Visually, there is no question Naughty Dog has maxed out the PS3’s hardware. This really comes as no surprise as they have a pretty good track record with their in-house graphics engine. Underground the game looks great but even better when Ellie and Joel travel above ground through cities, suburbs, farmlands and dense forests. The colors pop from the screen, the draw distance is impressive and the landscapes are absolutely stunning. The lighting effects are equally magnificent as they cast a level of realism we rarely see in current gen consoles. The way the sun casts light through trees or windows or the way the light reflects off the water are just a couple of good examples of how life-like the game can appear. The rich textures and attention to detail is something truly special. Character animations are equally stunning as you can see every little wrinkle on Joel’s face and every grey hair in his beard, especially when the game pans in while he speaks. Could The Last of Us be the best looking game we have seen on the PS3 to date? Well it is certainly right up there. It does however come at the cost of some long load times but these are small sacrifices considering the end product (Editors Note: First 15 screens in Gallery below are from Single Player, the rest are from the Multiplayer portion of the game).

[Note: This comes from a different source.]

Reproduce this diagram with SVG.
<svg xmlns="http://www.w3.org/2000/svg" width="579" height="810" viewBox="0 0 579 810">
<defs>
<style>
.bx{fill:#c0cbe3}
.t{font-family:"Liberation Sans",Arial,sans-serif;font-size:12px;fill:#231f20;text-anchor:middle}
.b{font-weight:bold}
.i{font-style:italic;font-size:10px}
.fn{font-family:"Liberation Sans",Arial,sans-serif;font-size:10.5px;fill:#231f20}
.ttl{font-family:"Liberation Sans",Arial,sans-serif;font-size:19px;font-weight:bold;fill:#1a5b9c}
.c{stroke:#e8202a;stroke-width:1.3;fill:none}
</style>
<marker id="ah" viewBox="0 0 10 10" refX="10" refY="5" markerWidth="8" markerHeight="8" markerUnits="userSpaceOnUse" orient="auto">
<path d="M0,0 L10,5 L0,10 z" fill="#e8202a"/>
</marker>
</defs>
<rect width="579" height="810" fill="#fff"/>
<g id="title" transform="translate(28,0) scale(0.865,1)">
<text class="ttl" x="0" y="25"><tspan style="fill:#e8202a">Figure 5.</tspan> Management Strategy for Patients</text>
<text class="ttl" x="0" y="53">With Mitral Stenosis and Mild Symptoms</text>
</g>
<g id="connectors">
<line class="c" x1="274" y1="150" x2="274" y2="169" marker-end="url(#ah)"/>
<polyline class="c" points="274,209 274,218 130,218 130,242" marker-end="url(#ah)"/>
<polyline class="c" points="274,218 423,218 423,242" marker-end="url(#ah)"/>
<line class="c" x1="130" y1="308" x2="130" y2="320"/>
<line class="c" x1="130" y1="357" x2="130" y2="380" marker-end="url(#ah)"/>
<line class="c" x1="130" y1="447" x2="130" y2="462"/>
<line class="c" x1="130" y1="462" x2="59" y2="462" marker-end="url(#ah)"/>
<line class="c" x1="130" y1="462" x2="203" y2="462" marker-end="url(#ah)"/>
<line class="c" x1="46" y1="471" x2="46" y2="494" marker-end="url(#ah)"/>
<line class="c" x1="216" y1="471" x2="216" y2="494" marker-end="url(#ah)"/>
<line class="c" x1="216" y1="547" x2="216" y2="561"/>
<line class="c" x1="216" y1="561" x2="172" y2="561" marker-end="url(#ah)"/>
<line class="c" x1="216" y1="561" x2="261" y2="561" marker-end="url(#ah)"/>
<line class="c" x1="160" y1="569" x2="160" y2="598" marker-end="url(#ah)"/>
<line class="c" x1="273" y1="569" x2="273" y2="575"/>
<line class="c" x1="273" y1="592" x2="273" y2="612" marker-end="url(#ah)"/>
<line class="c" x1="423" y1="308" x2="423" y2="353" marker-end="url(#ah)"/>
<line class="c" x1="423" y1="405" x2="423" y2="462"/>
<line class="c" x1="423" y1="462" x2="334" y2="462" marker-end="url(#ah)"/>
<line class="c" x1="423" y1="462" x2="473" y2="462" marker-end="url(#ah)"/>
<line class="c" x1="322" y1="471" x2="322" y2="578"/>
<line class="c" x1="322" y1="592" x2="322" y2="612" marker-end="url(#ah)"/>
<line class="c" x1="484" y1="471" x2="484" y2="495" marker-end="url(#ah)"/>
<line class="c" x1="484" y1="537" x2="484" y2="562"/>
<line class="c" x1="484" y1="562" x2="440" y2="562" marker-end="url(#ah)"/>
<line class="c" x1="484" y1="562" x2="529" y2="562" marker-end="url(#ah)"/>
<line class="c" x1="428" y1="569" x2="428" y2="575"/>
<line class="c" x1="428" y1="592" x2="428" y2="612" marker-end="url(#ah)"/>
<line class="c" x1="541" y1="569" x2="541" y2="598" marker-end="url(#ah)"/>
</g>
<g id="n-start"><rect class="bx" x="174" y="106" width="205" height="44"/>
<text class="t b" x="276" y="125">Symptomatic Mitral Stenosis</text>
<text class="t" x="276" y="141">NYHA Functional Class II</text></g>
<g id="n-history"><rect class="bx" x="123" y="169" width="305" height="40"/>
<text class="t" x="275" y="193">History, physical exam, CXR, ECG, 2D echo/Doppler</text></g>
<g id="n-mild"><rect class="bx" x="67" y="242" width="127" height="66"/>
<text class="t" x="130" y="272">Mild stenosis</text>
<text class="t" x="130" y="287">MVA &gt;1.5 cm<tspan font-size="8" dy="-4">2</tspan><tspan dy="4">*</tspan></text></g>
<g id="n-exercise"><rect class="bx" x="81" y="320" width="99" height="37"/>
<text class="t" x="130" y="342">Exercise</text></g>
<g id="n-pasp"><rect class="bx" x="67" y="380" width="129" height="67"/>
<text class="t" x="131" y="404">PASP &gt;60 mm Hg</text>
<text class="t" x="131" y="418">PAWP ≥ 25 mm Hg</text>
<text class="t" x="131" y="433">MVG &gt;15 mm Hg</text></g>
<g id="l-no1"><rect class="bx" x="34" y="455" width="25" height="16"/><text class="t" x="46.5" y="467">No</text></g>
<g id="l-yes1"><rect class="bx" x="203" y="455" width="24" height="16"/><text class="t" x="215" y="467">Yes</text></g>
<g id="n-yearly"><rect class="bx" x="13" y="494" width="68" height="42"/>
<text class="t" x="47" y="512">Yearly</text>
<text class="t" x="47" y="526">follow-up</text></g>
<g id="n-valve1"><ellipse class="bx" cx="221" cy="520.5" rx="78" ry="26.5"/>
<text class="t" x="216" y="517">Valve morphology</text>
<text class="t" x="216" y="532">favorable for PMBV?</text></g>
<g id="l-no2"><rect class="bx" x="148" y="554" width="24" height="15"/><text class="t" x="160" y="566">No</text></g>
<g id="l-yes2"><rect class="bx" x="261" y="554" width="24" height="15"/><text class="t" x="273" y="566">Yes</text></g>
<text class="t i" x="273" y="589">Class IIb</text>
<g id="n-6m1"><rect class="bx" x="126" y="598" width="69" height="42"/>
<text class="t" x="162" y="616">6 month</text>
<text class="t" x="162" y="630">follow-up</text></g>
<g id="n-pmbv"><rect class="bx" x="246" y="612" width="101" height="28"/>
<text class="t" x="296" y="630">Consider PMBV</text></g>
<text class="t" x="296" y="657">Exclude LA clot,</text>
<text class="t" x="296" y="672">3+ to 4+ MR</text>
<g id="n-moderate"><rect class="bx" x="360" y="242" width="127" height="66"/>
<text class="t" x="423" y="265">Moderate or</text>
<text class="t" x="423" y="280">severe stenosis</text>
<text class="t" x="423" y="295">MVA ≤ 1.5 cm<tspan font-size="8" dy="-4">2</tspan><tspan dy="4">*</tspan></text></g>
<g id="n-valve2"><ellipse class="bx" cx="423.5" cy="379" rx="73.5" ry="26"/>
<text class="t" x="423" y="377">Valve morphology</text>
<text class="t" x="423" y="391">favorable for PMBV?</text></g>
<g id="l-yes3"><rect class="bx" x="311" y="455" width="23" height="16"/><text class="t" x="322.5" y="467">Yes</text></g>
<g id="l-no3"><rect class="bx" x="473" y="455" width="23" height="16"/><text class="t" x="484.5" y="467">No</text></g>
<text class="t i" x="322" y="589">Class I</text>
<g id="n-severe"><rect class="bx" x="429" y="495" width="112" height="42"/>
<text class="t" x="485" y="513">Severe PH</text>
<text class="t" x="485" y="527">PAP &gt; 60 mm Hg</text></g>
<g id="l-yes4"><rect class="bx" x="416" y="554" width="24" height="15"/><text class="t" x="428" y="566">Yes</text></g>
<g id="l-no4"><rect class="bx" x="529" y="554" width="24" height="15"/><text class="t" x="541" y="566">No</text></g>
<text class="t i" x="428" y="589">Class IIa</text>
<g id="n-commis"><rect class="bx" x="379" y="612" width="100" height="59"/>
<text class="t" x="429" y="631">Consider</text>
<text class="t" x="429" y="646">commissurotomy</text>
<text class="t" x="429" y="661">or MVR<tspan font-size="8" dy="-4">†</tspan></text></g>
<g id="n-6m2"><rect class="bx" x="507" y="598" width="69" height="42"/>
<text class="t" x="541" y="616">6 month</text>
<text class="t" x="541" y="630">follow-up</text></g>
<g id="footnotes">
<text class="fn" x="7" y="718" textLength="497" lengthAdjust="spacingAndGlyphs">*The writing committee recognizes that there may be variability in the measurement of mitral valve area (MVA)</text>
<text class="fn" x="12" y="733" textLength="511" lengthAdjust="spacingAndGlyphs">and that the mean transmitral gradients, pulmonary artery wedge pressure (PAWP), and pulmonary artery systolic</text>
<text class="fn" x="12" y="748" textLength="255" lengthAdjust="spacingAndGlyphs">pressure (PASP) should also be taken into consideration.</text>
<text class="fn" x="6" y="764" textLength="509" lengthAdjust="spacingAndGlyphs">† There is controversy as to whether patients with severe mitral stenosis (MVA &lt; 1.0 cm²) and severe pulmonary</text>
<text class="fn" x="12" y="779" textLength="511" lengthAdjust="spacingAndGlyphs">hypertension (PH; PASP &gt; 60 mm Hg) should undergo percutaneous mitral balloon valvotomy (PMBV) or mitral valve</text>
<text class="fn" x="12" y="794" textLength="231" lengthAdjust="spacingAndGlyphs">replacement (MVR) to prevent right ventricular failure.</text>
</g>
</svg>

When it comes to the games audio, much like the visuals, The Last of Us is second to none. The game delivers in all areas. The character chatter is bang on and even the mindless batter that carries on between the characters when they are simply scavenging is captivating. The music sounds terrific, enemies sound menacing and the weapons pack a punch. It is a game filled with ear candy and all I can say is you won’t be disappointed.
The Last of Us is about as good as it gets when it comes to survival action games on the PS3. Once again Naughty Dog’s powerhouse of a graphics engine really showcases how good a game can look on the PS3. Yet The Last of Us isn’t all about the looks. It is a deeply emotional story driven game with an addictive element making it difficult to put the controller down. It is game you won’t forget and one that ultimately raises the bar for the genre. In the end it’s simply a fantastic game, a fantastic experience, and one PS3 owners can purchase with confidence.